I don’t think they do. The lower Manhattan congestion pricing was squashed in the (NY) state legislature by outerborough representatives, and as far as I know, all the bridge tolls, commuter rail & MTA fares are all a fixed price regardless of the time of day. (but with a ‘bulk’ discount for EZ pass or multi-trip passes). The only variable thing I can think of is Amtrak service itself that goes into and through Penn Station. (but even that I think you can work around if you have a commuter rail pass).
Kolohe,
If you have the EZPass PANYNJ plan (no cost, no trip minimum… Basically just check the box and you have it), there are discounts at the GWB during certain hours. These hours outnumber the non-discounted hours, creating a defacto “peak pricing”. It is not the same as the congestion pricing plan. EZPass is also discounted during “peak” hours compared to cash.
See here:
http://www.panynj.gov/bridges-tunnels/tolls.html
It doesn’t help that they seem to change the rates and plans every few months, often with little notice.
I stand corrected; I didn’t realize the Hudson River crossings now 1) had variable pricing 2) are $13.00(!) for cash.
(I don’t I would have been born if the tolls were over 2.50 (what the inflation calculator tells me 13 bucks is) back in the 1970’s)

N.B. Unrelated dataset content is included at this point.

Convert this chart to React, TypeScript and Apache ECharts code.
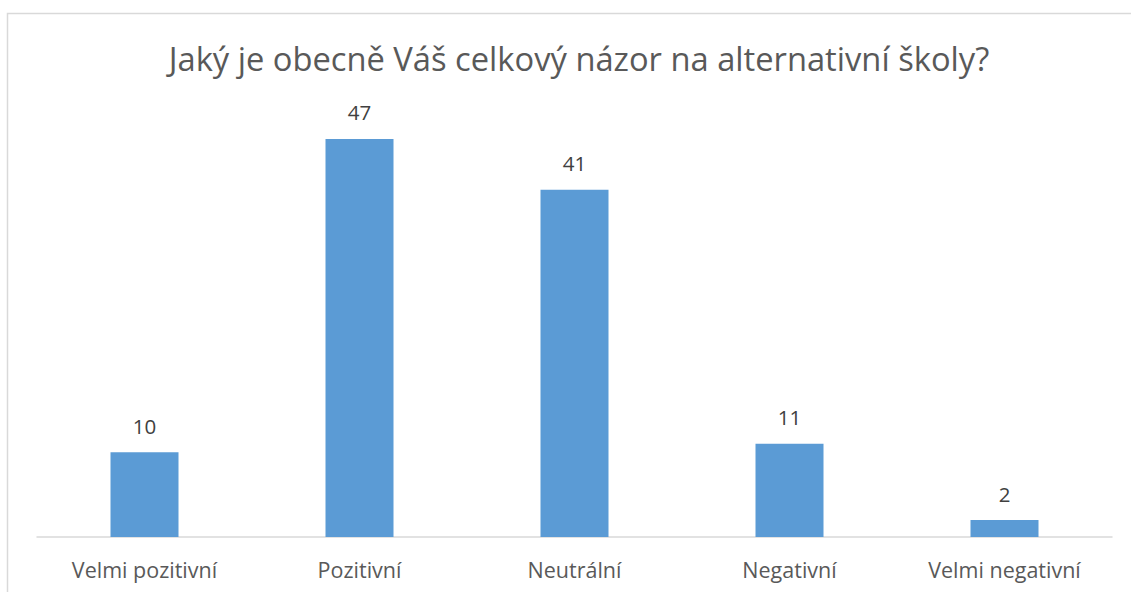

The tolls jump in large increments… $4 to $6 to $9 to $12 and now to $13. The recent increases were supposedly to pay for work done at WTC, which was on PA land. This prompted a lawsuit since apparently this was against their charter on toll hikes but I don’t know what happened. Though that might have been on the proposed $16 hike.
TPZ is still $5 but looks to jump to pay for the new bridge, possibly high enough to mirror GWB (with some proponents claiming this is to avoid high toll dodgers, which my experience tells me is BS as these folks must be few and far between).
Most through traffic (final destination New England) I imagine ‘dodges’ the toll by using TPZ – I certainly do. And using Bear Mountain were a TPZ increase to happen is a lot more out of the way, and the east side road is narrow and winding for quite a few miles.
That can be a long diversion for trucks, since they can’t take the PIP. They’d have to go way west to catch 17 or the GSP up to 87. I used to take the TPZ as well but it added 30 minutes to the trip, which isn’t nothing when you’re talking about a drive I can make in under 3 hours otherwise. Commuters certainly aren’t going to do it regularly.
What NYC really needs is a river-crossing between 181st St and 34th St.
The point usually is also to make carpooling more worthwhile.
Down here our most congested stretch of Interstate uses toll lanes where the price is set by congestion level (more cars = higher prices), but you can always ride in the regular lanes for free, though of course they’re a nightmare during rush hour.
Re “M”: Move the focus from public policy to private disputes, and that’s pretty much the story of my career.
High-stakes litigation is less emotionally intense, and therefore easier to settle, than low-stakes litigation. Part of that is because the people who get to handle high-stakes litigation tend to be sophisticated about conflict and conflict resolution; the people who find themselves in low-stakes litigation are often dealing with the first real conflicts they’ve ever had in their lives, which is a tremendous assault on their egos, and whose training in handling conflict comes from seeing conflicts resolved in popular entertainment rather than from actual experience.
Taking that experience back to the arena of public policy, most people are told and trained and get information from the popular media that “we are right, they are not only wrong but evil.” A defense budget of $655 billion is “a sensible, robust defense for the nation essential to maintaining peace and security,” but a defense budget of $653 billion would “gut the military and leaving the nation dangerously vulnerable to invasion.” (Or, alternatively, a defense budget of $655 billion is a “bloated, inefficient system of corporate welfare and unnecessary wars of military aggression” whereas $653 billion is a “common sense and practical balance” that “works towards balancing the budget while still protecting America’s vital interests.”)
I exaggerate, but that seems to be what is necessary to communicate these days.
That’s a great summation, Burt. Especially the 653/655 budget. The other aspect is that usually (though the fiscal cliff is providing a counterexample) when the stakes are highest, the participants actually have the most to lose. Which brings about a different mindset.
I wonder how much of that is just plain old more scrutiny with higher stakes.
On (T): the most interesting factor in there is how much improvements in computer technology count towards the manufacturing productivity gains. Not that computers are making increased levels of automation possible; simply that Moore’s Law cranking up processor speed and available memory and other improvements for the same price counts as increases in productivity. I’m always suspicious of that. Twenty years ago I came close to starting a riot on a flight from Newark to Denver with this bad boy. Even though by comparison my current computer’s processor speed has increased by two orders of magnitude, the main memory by three orders, the disk capacity by four orders, while the price has fallen by half, writing a book chapter still takes about the same amount of time.
Actually, writing the chapter may take longer. Today’s computers can provide an enormous range of distractions. Enough so that there’s a market for applications like this one that turn your computer into a mono-spaced green font on black background with no e-mail, no Web, none of that stuff, while you write.